== DATA SEGMENT ==
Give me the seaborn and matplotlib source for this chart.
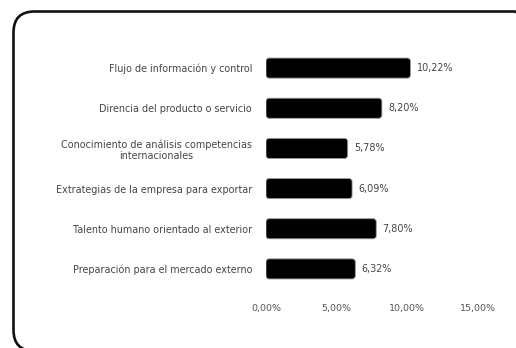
import matplotlib
matplotlib.use("Agg")
import matplotlib.pyplot as plt
from matplotlib.patches import FancyBboxPatch
from matplotlib.transforms import IdentityTransform
import seaborn as sns
import pandas as pd

categories = [
    "Flujo de información y control",
    "Direncia del producto o servicio",
    "Conocimiento de análisis competencias\ninternacionales",
    "Extrategias de la empresa para exportar",
    "Talento humano orientado al exterior",
    "Preparación para el mercado externo",
]
values = [10.22, 8.20, 5.78, 6.09, 7.80, 6.32]
x_ticks = [0, 5, 10, 15]

df = pd.DataFrame({"categoria": categories, "valor": values})

sns.set_theme(style="white")
plt.rcParams["font.family"] = ["DejaVu Sans"]

fig = plt.figure(figsize=(5.16, 3.48), dpi=100)
ax = fig.add_axes([266 / 516, 1 - 289 / 348, (478 - 266) / 516, (289 - 48) / 348])

sns.barplot(data=df, x="valor", y="categoria", ax=ax, color="black",
            width=0.5, saturation=1, orient="h")

# swap the plain rectangles for slightly rounded ones
for p in list(ax.patches):
    x0, y0 = p.get_x(), p.get_y()
    w, h = p.get_width(), p.get_height()
    rb = FancyBboxPatch((x0, y0), w, h,
                        boxstyle="round,pad=0,rounding_size=0.22",
                        mutation_aspect=0.35, facecolor="black",
                        edgecolor="#9a9a9a", linewidth=0.6, zorder=3)
    p.remove()
    ax.add_patch(rb)

ax.set_xlim(0, 15)
ax.set_ylim(len(categories) - 0.5, -0.5)
ax.set_xticks(x_ticks)
ax.set_xticklabels([f"{t:.2f}%".replace(".", ",") for t in x_ticks])
ax.set_xlabel("")
ax.set_ylabel("")
for s in ax.spines.values():
    s.set_visible(False)
ax.tick_params(axis="x", length=0, pad=11, labelsize=6.8, labelcolor="#555555")
ax.tick_params(axis="y", length=0, pad=10, labelsize=6.9, labelcolor="#444444")
for lbl in ax.get_yticklabels():
    lbl.set_multialignment("center")

for i, v in enumerate(values):
    ax.text(v + 0.45, i, f"{v:.2f}%".replace(".", ","), va="center", ha="left",
            fontsize=6.9, color="#444444")

# rounded frame around the chart
frame = FancyBboxPatch((13.5, -3), 522, 339.5,
                       boxstyle="round,pad=0,rounding_size=21",
                       transform=IdentityTransform(), facecolor="none",
                       edgecolor="#111111", linewidth=1.9)
fig.add_artist(frame)

fig.savefig("out.png", dpi=100)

== WRITTEN INSTRUCTION ==
Return the full material word for word. Do not include the pictures.

== SOLUTION TO THIS PROBLEM ==
Give me the seaborn and matplotlib source for this chart.
import matplotlib
matplotlib.use("Agg")
import matplotlib.pyplot as plt
from matplotlib.patches import FancyBboxPatch
from matplotlib.transforms import IdentityTransform
import seaborn as sns
import pandas as pd

categories = [
    "Flujo de información y control",
    "Direncia del producto o servicio",
    "Conocimiento de análisis competencias\ninternacionales",
    "Extrategias de la empresa para exportar",
    "Talento humano orientado al exterior",
    "Preparación para el mercado externo",
]
values = [10.22, 8.20, 5.78, 6.09, 7.80, 6.32]
x_ticks = [0, 5, 10, 15]

df = pd.DataFrame({"categoria": categories, "valor": values})

sns.set_theme(style="white")
plt.rcParams["font.family"] = ["DejaVu Sans"]

fig = plt.figure(figsize=(5.16, 3.48), dpi=100)
ax = fig.add_axes([266 / 516, 1 - 289 / 348, (478 - 266) / 516, (289 - 48) / 348])

sns.barplot(data=df, x="valor", y="categoria", ax=ax, color="black",
            width=0.5, saturation=1, orient="h")

# swap the plain rectangles for slightly rounded ones
for p in list(ax.patches):
    x0, y0 = p.get_x(), p.get_y()
    w, h = p.get_width(), p.get_height()
    rb = FancyBboxPatch((x0, y0), w, h,
                        boxstyle="round,pad=0,rounding_size=0.22",
                        mutation_aspect=0.35, facecolor="black",
                        edgecolor="#9a9a9a", linewidth=0.6, zorder=3)
    p.remove()
    ax.add_patch(rb)

ax.set_xlim(0, 15)
ax.set_ylim(len(categories) - 0.5, -0.5)
ax.set_xticks(x_ticks)
ax.set_xticklabels([f"{t:.2f}%".replace(".", ",") for t in x_ticks])
ax.set_xlabel("")
ax.set_ylabel("")
for s in ax.spines.values():
    s.set_visible(False)
ax.tick_params(axis="x", length=0, pad=11, labelsize=6.8, labelcolor="#555555")
ax.tick_params(axis="y", length=0, pad=10, labelsize=6.9, labelcolor="#444444")
for lbl in ax.get_yticklabels():
    lbl.set_multialignment("center")

for i, v in enumerate(values):
    ax.text(v + 0.45, i, f"{v:.2f}%".replace(".", ","), va="center", ha="left",
            fontsize=6.9, color="#444444")

# rounded frame around the chart
frame = FancyBboxPatch((13.5, -3), 522, 339.5,
                       boxstyle="round,pad=0,rounding_size=21",
                       transform=IdentityTransform(), facecolor="none",
                       edgecolor="#111111", linewidth=1.9)
fig.add_artist(frame)

fig.savefig("out.png", dpi=100)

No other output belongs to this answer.